Sam has taught in a variety of settings from first grade to community college. He has built and directed programs for young people affected by incarceration. As a consultant, Sam worked with leading national education organizations, including the Black Alliance for Educational Options, Big Picture Learning, and Jobs for the Future, as well as a spectrum of other clients on a diverse set of projects, ranging from redesigning a statewide juvenile justice system to working with the Rockefeller family to repeal the Rockefeller Drug Laws. Sam was the Director of Partnerships, Annual Reviews, and Student Leadership for the Association for High School Innovation, a national network of school developers and replicators funded by the Bill & Melinda Gates Foundation.
Sam graduated from Brown University with a degree in Education and a teaching certification.
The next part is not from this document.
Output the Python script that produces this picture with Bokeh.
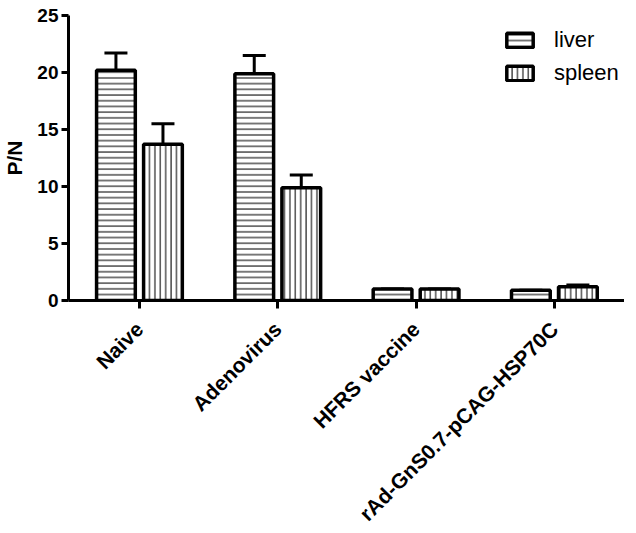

He was a Scholar-in-Residence at Columbia University's Institute for Urban and Minority Education, and a Community Fellow at the Rhode Island School of Design. He is always learning.
Amie serves as Civic Designer for the City of Seattle. She works on the Innovation & Performance Team at the Mayor's Office to bring design-based innovation expertise and creativity to the team's work. During her time at the City, she has worked across multiple social issues including civil rights, racial equity, youth and young adult homelessness, and affordability. She has spent the last decade helping start-ups, public sector and non-profit clients use human-centered design to fulfill their missions and to create a more kind and equitable world. Amie holds a B.F.A. from ArtCenter College of Design. Prior to working in government, she spent 3.5 years cycling through 40 countries and listening to people's stories.